Around 1996 I was part of the CEN TC251 crowd for a while, not as a member but as an observer. CEN is the European standards organization, and TC251 is “Technical Committee 251”, which is the committee that does all the medical IT standardization. The reason I was involved is that I was then working as a consultant for the University of Ghent in Belgium and I had as task to create a Belgian “profile” of the “Summary of Episode of Care” standard for the Belgian market. So I participated in a number of meetings of the TC251 working groups.
For those that are in the know, I must stress that this was the “original” standards effort, all based on Edifact like structures and before the arrival of XML on the stage. I’ve heard from people that the standards that were remade in XML form are considerably more useful than the stuff we had to work with.
I remember this period in my life as a period of meeting a lot of interesting people, having a lot of fun, but at the same time being excruciatingly frustrated by overly complex and utterly useless standards. The standards I had to work with simply didn’t compute. For months I went totally bananas trying to make sense of what was so extensively documented, but never succeeded. After a serious talk with one of the chairpersons, a very honest Brit, I finally realized that nobody had ever tried out this stuff in reality and that most, maybe even all, of my complaints about inconsistencies and impossibilities were indeed real and recognized, but that it was politically impossible to publicly admit to that. Oboy…
I finally got my “profile” done by simply chucking out the whole lot and starting over again, writing the entire thing as I would have done if I’d never even heard of the standards. That version was immediately accepted and I was recently told it still is used with hardly any changes as the Belgian Prorec standard, or at least a part of it.
The major lesson I learned from the entire CEN debacle (it was a debacle for me) is that the first rule in standardization of anything is to avoid it. Don’t ever start a project that requires a pre-existing standard to survive. It won’t survive. The second rule is: if it requires a standard, it should be small and functional, not semantic. The third is: if it is a semantic standard, it should comprise a maximum of a few tens of terms. Anything beyond a hundred is useless.
It’s easy to see that these rules hold in reality. HTML is a hugely successful standard since it’s small and has just a few semantic terms, such as GET, PUT, etc. XML: the same thing holds. Snomed CT: a few hundred thousand terms… you don’t want to hear what I think of that, you’d have to wash your ears with soap afterwards.
From all my years of developing software, I’ve never ever encountered a problem that needed a standard like Snomed CT, that couldn’t just as well be solved without it. During all those years, I’ve never ever seen a project requiring such a massive standards effort as Snomed CT, actually succeed. Never. I can’t say it couldn’t happen, I’m only saying I’ve never seen it happen.

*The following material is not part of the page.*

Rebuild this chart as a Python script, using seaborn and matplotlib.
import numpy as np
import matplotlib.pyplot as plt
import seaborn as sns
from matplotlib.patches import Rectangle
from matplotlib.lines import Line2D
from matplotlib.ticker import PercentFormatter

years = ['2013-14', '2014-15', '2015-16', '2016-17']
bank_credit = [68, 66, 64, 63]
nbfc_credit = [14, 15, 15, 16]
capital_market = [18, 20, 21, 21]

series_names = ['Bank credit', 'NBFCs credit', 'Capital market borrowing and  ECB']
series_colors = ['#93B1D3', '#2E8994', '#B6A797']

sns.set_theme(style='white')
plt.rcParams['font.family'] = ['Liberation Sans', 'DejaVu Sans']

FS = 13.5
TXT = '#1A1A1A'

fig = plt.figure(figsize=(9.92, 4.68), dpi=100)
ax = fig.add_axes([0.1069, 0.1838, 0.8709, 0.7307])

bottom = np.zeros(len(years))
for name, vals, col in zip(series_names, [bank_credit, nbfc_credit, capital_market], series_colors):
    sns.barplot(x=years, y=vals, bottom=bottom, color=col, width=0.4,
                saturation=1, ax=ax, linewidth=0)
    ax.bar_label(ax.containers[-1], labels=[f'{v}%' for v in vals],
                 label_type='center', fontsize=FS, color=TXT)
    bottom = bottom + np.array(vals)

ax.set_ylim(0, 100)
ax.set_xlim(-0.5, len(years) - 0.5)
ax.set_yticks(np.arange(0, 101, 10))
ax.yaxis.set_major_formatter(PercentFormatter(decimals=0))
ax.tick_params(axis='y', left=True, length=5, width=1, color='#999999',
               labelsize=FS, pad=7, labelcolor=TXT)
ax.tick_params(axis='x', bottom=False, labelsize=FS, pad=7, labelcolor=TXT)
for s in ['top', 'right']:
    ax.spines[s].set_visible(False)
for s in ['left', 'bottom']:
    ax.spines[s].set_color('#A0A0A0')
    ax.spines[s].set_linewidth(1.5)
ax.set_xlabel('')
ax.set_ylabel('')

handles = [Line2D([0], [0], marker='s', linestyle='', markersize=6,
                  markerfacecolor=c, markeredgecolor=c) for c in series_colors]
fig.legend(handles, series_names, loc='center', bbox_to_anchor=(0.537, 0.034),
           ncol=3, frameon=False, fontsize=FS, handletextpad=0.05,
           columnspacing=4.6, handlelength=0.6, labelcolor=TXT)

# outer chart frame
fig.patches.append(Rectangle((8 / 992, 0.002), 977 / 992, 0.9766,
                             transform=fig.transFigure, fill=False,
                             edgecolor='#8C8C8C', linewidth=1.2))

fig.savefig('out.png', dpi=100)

The right way to design software, in my world, is to construct everything according to your own minimal coding needs, but always keep in mind that all your software activities could be imported and exported using a standard differing from what you do internally. That is, you should make your data simple enough and flexible enough to allow the addition of a standard later. If it is ever needed. In short: given the choice between simple or standard, always choose simple.
Exactly how to do this is complex, but not complex in the way standards are, only complex in the way you need to think about it. In other words, it requires that rarest of substances, brain sweat. Let me take a few examples.

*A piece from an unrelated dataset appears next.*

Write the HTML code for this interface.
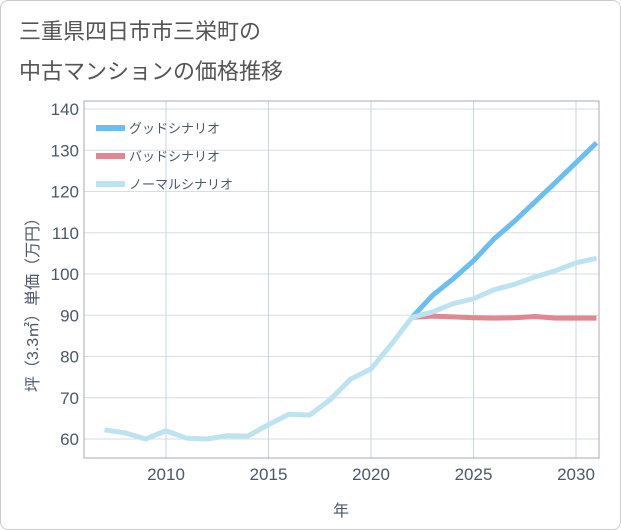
<!DOCTYPE html>
<html><head><meta charset="utf-8"><style>
body{margin:0;background:#fff;font-family:"Liberation Sans","Noto Sans CJK JP",sans-serif;}
#wrap{position:relative;width:619px;height:528px;border:1px solid #ccc;border-radius:8px;overflow:hidden;}
</style></head><body>
<div id="wrap">
<svg id="c" width="621" height="530">
<text x="18" y="38" font-size="22" fill="#555">三重県四日市市三栄町の</text>
<text x="18" y="78" font-size="22" fill="#555">中古マンションの価格推移</text>
<g id="grid"></g><g id="lines"></g>
<text transform="translate(37,300) rotate(-90)" text-anchor="middle" font-size="16" fill="#4a5868">坪（3.3㎡）単価（万円）</text>
<text x="340" y="515" text-anchor="middle" font-size="16" fill="#4a5868">年</text>
</svg></div>
<script>
const years=[2007,2008,2009,2010,2011,2012,2013,2014,2015,2016,2017,2018,2019,2020,2021,2022,2023,2024,2025,2026,2027,2028,2029,2030,2031];
const normal=[62.2,61.5,60,62,60.2,60,60.8,60.7,63.5,66,65.8,69.5,74.5,77,83,89.5,90.8,92.8,94,96.2,97.5,99.3,100.8,102.7,103.8];
const goodYears=[2022,2023,2024,2025,2026,2027,2028,2029,2030,2031];
const good=[89.5,94.8,98.8,103.2,108.5,112.8,117.5,122.2,127,131.8];
const bad=[89.5,89.8,89.6,89.4,89.3,89.4,89.7,89.3,89.3,89.3];
const yTicks=[60,70,80,90,100,110,120,130,140];
const xTicks=[2010,2015,2020,2025,2030];
const NS='http://www.w3.org/2000/svg';
const L=83,R=598,T=100,B=457;
const X=v=>165+(v-2010)*20.5, Y=v=>438-(v-60)*4.125;
function mk(t,a,p){const e=document.createElementNS(NS,t);for(const k in a)e.setAttribute(k,a[k]);p.appendChild(e);return e;}
const g=document.getElementById('grid'),ln=document.getElementById('lines');
yTicks.forEach(v=>{const l=mk('line',{x1:L,x2:R,y1:Y(v),y2:Y(v),stroke:'#d5dde6'},g);

const t=mk('text',{x:L-5,y:Y(v)+6,'text-anchor':'end','font-size':17,fill:'#4a5868'},g);t.textContent=v;
});
for(let y=2006;y<=2031;y++){if(y%5==0){const l=mk('line',{x1:X(y),x2:X(y),y1:T,y2:B,stroke:'#c8d6e4'},g);
}}
xTicks.forEach(v=>{const t=mk('text',{x:X(v),y:479,'text-anchor':'middle','font-size':17,fill:'#4a5868'},g);t.textContent=v;
});
const fr=mk('rect',{x:L,y:T,width:R-L,height:B-T,fill:'none',stroke:'#aab'},g);

function path(xs,ys,col,name){const d=xs.map((x,i)=>(i?'L':'M')+X(x)+','+Y(ys[i])).join('');
const p=mk('path',{d:d,fill:'none',stroke:col,'stroke-width':5,'stroke-linejoin':'round'},ln);
}
path(goodYears,bad,'#e08890','bad-scenario-line');
path(goodYears,good,'#6bbef2','good-scenario-line');
path(years,normal,'#bde2f0','normal-scenario-line');
const leg=[['グッドシナリオ','#6bbef2',127],['バッドシナリオ','#e08890',155],['ノーマルシナリオ','#bde2f0',183]];
leg.forEach(e=>{const r=mk('rect',{x:95,y:e[2]-3,width:29,height:6,fill:e[1]},ln);

const t=mk('text',{x:128,y:e[2]+5,'font-size':13,fill:'#4a5868'},ln);t.textContent=e[0];
});
</script></body></html>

If you need to get data from external systems, and you do that in your application in the form of synchronous calls only, waiting for a reply before proceeding, you severely limit the ability of others to change the way you interact with these systems. If you instead create as many of your interactions as possible as asynchronous calls, you open up a world of easy interfacing for others.

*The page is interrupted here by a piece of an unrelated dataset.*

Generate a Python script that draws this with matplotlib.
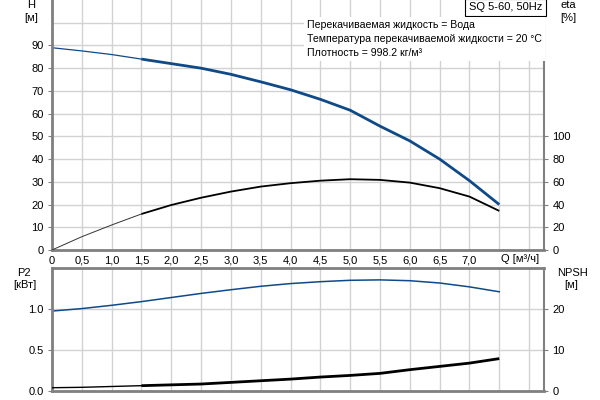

If you use data from other systems, try to use them as opaque blocks. That is, if you need to get patient data, don’t assume you can actually read that data, but let external systems interpret them for you as much as possible. That allows other players to provide patient data you never expected, but as long as they also provide the engine to use that data, it doesn’t matter.
Every non-trivial and distinct functionality in your application should be a separate module, or even better, a separate application. That way it can be easily replaced or changed when needed. As I mentioned before, the interfaces and the module itself, will almost automatically be of better quality as well.
The most useful rule of thumb I can give you is this: if anyone proposes a project that includes the need for a standard containing more than 50 terms or so, say no. Or if you’re the kind of person who is actually making a living producing nothing but “deliverables” (as they call these stacks of unreadable documents), definitely say yes, but realize that your existence is a heavy load on humanity, and we’d all probably be better off without your efforts.